Returning to Missouri, he was appointed Professor of Greek and Latin at Baptist State College in Liberty. He taught for three years, assuming the presidency of the institution during the last year. In his free time, Robinson studied law under Alexander William Doniphan. Robinson matriculated at the Harvard Law School in Cambridge, Massachusetts, graduating in 1861. Robinson again returned to Missouri, now practicing law in Fulton with future Missouri Attorney General John A. Hockaday. In 1862, he was elected to the Missouri House of Representatives for a two-year term. In 1864, during the Civil War, he was arrested and held as a military prisoner for several months.
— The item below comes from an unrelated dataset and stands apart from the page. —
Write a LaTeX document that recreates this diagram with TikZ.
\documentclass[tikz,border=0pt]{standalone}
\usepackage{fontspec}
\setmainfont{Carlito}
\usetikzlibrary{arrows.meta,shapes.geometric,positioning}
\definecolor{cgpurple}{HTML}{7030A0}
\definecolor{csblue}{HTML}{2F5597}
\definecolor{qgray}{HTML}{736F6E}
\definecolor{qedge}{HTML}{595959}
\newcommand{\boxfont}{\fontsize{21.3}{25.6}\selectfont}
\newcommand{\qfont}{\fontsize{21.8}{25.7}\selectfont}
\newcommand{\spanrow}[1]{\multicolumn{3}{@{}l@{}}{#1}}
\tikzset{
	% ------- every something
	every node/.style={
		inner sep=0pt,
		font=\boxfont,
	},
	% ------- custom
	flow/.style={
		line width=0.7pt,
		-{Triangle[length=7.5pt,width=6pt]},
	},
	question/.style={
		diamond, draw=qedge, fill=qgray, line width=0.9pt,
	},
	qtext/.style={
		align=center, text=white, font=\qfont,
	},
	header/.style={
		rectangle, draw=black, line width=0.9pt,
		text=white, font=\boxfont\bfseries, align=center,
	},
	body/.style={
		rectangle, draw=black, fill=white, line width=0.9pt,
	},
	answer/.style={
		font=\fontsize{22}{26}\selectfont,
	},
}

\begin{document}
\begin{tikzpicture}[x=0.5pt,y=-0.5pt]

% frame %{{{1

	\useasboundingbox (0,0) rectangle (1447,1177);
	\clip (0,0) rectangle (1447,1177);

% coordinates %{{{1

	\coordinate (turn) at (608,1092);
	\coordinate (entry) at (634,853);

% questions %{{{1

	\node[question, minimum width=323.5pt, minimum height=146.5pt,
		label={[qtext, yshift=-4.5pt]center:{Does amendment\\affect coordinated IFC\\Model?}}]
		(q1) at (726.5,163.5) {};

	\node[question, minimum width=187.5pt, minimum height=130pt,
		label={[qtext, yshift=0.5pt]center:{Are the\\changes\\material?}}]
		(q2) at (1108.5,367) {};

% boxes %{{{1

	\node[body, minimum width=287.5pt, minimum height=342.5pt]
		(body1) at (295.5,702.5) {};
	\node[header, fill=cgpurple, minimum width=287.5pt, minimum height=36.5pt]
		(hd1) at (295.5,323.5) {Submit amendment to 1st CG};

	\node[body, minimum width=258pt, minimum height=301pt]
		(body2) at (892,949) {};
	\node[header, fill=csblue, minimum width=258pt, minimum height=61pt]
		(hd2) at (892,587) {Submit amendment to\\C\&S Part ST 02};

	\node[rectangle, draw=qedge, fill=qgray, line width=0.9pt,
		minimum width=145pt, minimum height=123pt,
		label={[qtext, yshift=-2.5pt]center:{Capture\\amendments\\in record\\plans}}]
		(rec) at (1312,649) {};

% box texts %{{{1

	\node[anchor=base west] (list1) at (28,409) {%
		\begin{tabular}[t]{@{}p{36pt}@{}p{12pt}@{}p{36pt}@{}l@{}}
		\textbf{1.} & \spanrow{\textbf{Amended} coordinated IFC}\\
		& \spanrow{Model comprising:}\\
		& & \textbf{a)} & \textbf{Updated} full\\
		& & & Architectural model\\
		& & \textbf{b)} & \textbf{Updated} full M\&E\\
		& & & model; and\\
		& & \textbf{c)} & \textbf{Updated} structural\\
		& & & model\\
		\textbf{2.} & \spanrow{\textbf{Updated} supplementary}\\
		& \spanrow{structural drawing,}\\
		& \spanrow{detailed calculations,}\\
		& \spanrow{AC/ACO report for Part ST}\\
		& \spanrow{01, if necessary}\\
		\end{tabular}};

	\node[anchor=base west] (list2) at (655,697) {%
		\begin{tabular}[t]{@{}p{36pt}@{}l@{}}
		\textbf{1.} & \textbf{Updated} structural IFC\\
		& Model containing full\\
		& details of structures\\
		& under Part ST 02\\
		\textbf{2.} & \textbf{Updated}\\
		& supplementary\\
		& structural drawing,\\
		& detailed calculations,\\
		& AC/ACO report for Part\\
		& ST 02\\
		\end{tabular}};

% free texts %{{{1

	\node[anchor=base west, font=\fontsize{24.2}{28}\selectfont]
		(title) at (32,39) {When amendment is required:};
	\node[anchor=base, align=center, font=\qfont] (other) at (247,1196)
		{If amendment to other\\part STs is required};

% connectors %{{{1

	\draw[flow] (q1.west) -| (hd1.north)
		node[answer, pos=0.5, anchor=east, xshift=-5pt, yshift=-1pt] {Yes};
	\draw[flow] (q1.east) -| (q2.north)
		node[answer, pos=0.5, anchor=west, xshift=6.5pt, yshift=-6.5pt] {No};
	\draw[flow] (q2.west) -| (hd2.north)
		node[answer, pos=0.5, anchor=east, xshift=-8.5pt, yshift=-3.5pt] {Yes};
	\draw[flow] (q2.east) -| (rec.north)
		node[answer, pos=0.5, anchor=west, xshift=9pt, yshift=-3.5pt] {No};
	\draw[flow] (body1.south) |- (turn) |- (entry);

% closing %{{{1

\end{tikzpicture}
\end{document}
Upon his release, Robinson was named a delegate to the 1864 Democratic National Convention in Chicago, Illinois. He was impressed with the city and decided to re-locate there. Robinson became a leading lawyer there, partnering at times with Lambert Tree and John V. Le Moyne. He settled in Lake View, Illinois in 1870 and served several terms at town attorney. He was elected to the Illinois Senate in 1874, serving two two-year terms. Robinson was named president of the Democratic State Convention upon expiration of his second term. Upon the annexation of Lake View to Chicago in 1889, Robinson was named assistant counsel to Chicago. He later served as special assessment attorney for the city. In his later years, he focused on real estate investments.

Robinson married Leonora C. Paddock on December 23, 1866. They had four sons and two daughters: Walter B., Harbert B., Harold H. Ethel G. and Florence C. Robinson was a Baptist. He died in Chicago on July 23, 1912, and was buried in Graceland Cemetery.